Let’s face it. Marketing is hard.
Great marketing takes time, focus, dedication, money, and a cohesive strategy. You have to know your audience insanely well and have the right team in place that can execute, move quickly, and think creatively.
To complicate the process even more, great marketing doesn’t have a specific, one-size-fits-all formula. It’s subjective. What works for the boutique coffee shop down the street won’t necessarily work for the bank in midtown. Even within your audience, there is subjectivity. One individual may love the message of your latest advertisement and be inspired to take action, while another just doesn’t get it.
With so many variables effecting your marketing strategy, it can be easy to make mistakes. The beauty of marketing is that it’s always a work in progress. Experimentation and learning is the name of the game.
Let’s take a look at some overarching small business marketing mistakes made on a regular basis.
- Marketing is not advertising
Let’s get this out of the way first. Marketing is way more than just advertising. Marketing is everything you do as a business. Here’s an easy rule of thumb to follow: if a decision impacts your customer, product, brand, or company culture, it’s a marketing decision. Thus, don’t make the mistake of excluding your marketing team; ensure they are well-positioned throughout the company and have an impact on all facets of the business.
- Advertising without the advertisement
Advertising is an expensive strategy. Whether you are placing a print ad in a magazine, running a digital campaign, or finally getting that billboard on I-285, paid media takes a significant chunk of change out of your marketing budget. With so much money at stake, I’m constantly amazed by how little thought and creativity goes into the actual advertisement. Time-and-time again I see businesses use the same boring stock photos, unimaginative marketing copy, and lackluster strategy.
Here are some things to think about when developing your next advertisement:
- Does this look like every other advertisement I’ve seen today?
- Does this cut through the clutter or add to the noise?
- Would this advertisement inspire me to take the intended action?
- What is the intended action?
- Are my product offering, competitive advantage and call to action clearly stated?
- Is my logo placed prominently?
- Is the design and copy clean and easy to read, or is it information overload?
- Is the advertisement consistent with other aspects of my marketing mix e.g. website, social media channels, etc.?
- The marketing and sales funnel
The marketing and sales funnel has shifted dramatically over the past two decades. The graphic below sums it up perfectly.
In the past, marketers were primarily responsible for driving the audience into the funnel and creating awareness. From there, it was up to sales to nurture the lead, provide information, and close the deal.
Today, the marketing and sales funnel looks much different. Because buyers have much more information at their fingertips and people (especially younger audiences) generally don’t like speaking to other individuals during the discovery and buying process, marketing is much more influential in steering the buyer’s journey and converting prospects into customers.

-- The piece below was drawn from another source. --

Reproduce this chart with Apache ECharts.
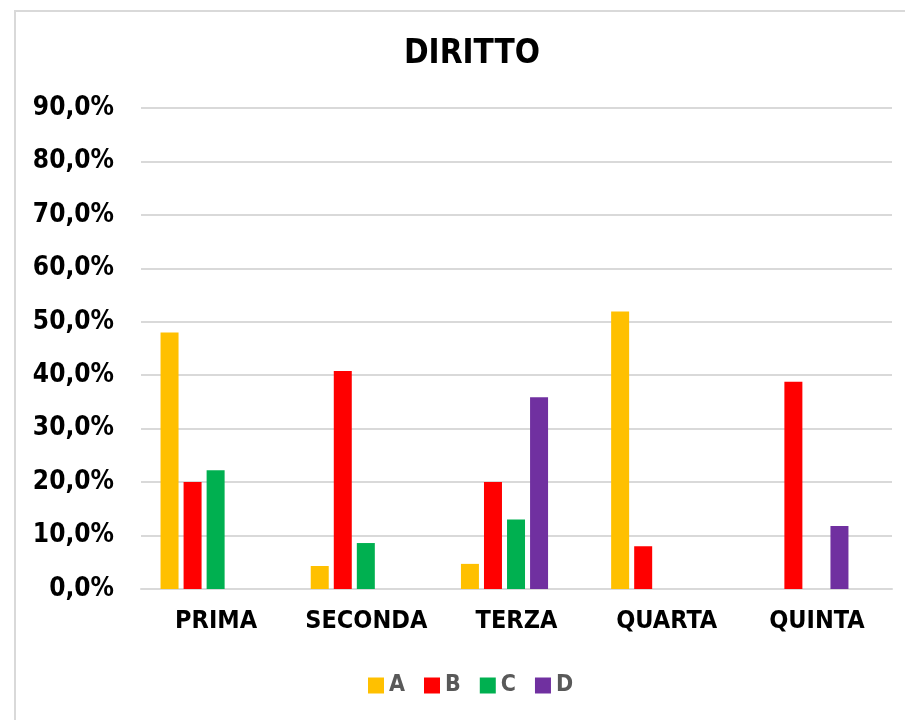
<!DOCTYPE html>
<html>
<head>
<meta charset="utf-8">
<title>DIRITTO</title>
<script src="https://cdn.jsdelivr.net/npm/echarts@6/dist/echarts.min.js"></script>
<style>
  html, body { margin: 0; padding: 0; background: #fff; }
  #chart { width: 905px; height: 720px; }
</style>
</head>
<body>
<div id="chart"></div>
<script>
// classi
const categories = ['PRIMA', 'SECONDA', 'TERZA', 'QUARTA', 'QUINTA']
// percentuali
const seriesA = [48.0, 4.3, 4.7, 51.9, 0]
const seriesB = [20.0, 40.8, 20.0, 8.0, 38.8]
const seriesC = [22.2, 8.6, 13.0, 0, 0]
const seriesD = [0, 0, 35.9, 0, 11.8]
const seriesNames = ['A', 'B', 'C', 'D']
const colors = ['#FFC000', '#FF0000', '#00B050', '#7030A0']
const yMax = 90
const yStep = 10

const font = "'DejaVu Sans Condensed', 'DejaVu Sans', sans-serif"
const gridColor = '#d9d9d9'

const chart = echarts.init(document.getElementById('chart'))

const fmt = (v) => v.toFixed(1).replace('.', ',') + '%'

const makeBar = (name, data, i) => ({
  name,
  type: 'bar',
  xAxisIndex: 1,
  yAxisIndex: 1,
  data,
  barWidth: 18,
  barGap: '28%',
  itemStyle: { color: colors[i] },
  emphasis: { disabled: true },
})

const option = {
  animation: false,
  color: colors,
  title: {
    text: 'DIRITTO',
    left: 467,
    top: 33,
    textAlign: 'center',
    textStyle: { fontFamily: font, fontWeight: 'bold', fontSize: 33, color: '#000' },
  },
  legend: {
    data: seriesNames,
    left: 363,
    top: 669,
    icon: 'rect',
    itemWidth: 16,
    itemHeight: 16,
    itemGap: 19,
    textStyle: { fontFamily: font, fontWeight: 'bold', fontSize: 23, color: '#595959' },
  },
  graphic: [
    {
      type: 'rect',
      shape: { x: 15, y: 11, width: 1000, height: 1000 },
      style: { fill: 'none', stroke: gridColor, lineWidth: 2 },
      z: -1,
    },
  ],
  grid: [
    // griglia con assi ed etichette
    { left: 141, right: 13, top: 108, bottom: 131 },
    // le barre in Excel sono spostate un po' a sinistra
    { left: 129, right: 25, top: 108, bottom: 131 },
  ],
  xAxis: [
    {
      type: 'category',
      gridIndex: 0,
      data: categories,
      axisLine: { lineStyle: { color: gridColor, width: 2 } },
      axisTick: { show: false },
      axisLabel: {
        color: '#000',
        fontFamily: font,
        fontWeight: 'bold',
        fontSize: 25,
        margin: 20,
        interval: 0,
      },
    },
    {
      type: 'category',
      gridIndex: 1,
      data: categories,
      show: false,
    },
  ],
  yAxis: [
    {
      type: 'value',
      gridIndex: 0,
      min: 0,
      max: yMax,
      interval: yStep,
      axisLine: { show: false },
      axisTick: { show: false },
      splitLine: { lineStyle: { color: gridColor, width: 2 } },
      axisLabel: {
        color: '#000',
        fontFamily: font,
        fontWeight: 'bold',
        fontSize: 26,
        margin: 27,
        formatter: fmt,
      },
    },
    {
      type: 'value',
      gridIndex: 1,
      min: 0,
      max: yMax,
      interval: yStep,
      show: false,
    },
  ],
  series: [
    makeBar('A', seriesA, 0),
    makeBar('B', seriesB, 1),
    makeBar('C', seriesC, 2),
    makeBar('D', seriesD, 3),
  ],
}

chart.setOption(option)
</script>
</body>
</html>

The mistake many small businesses make is not re-balancing the organizational structure of their marketing and sales team to conform with this new normal. Given that marketing is everything that you do (see mistake #1), the marketing team needs more resources to operate effectively.
- Marketing intelligence
At the end of the day, the effectiveness of your marketing can be boiled down to how well you know your audience. Marketers that know their audience inside and out find it a lot easier to sell products and services than marketers that don’t fully understand the buyer’s persona. Think of it this way, “It’s way easier to shop for your best friend than it is the cousin you haven’t seen in five years.”
With technology advancing so quickly, marketers are living in a dream world. There is more information, data and market intelligence than ever before. The problem is that many small businesses haven’t caught up to this new world. Rather than focusing on collecting information on their audience, optimizing conversion strategies, and using technology as the backbone of their marketing program, they’re stuck doing the same thing they’ve done for years. And that’s the mistake.
- Tracking vs. doing
Most small businesses do a fairly decent job of tracking marketing strategies, tactics and activities. They actively monitor their Google Analytics account, track leads through a CRM system, and can tell you about the ROI of a given campaign.
What small businesses are doing with this information is less clear. The mistake I often see is that small businesses and marketers are tracking good marketing data, but don’t know what to do with it.
Your website gets 10,000 average monthly visitors. But is that good? Why is traffic up, down or stagnant? Are your competitors driving more or less traffic? Is this traffic sufficient to meet revenue goals? If not, what do you do?
Unless you are finding answers to these types of questions and successfully leveraging the data, you just have numbers. To be successful, small businesses must challenge their marketing teams to do more than just track.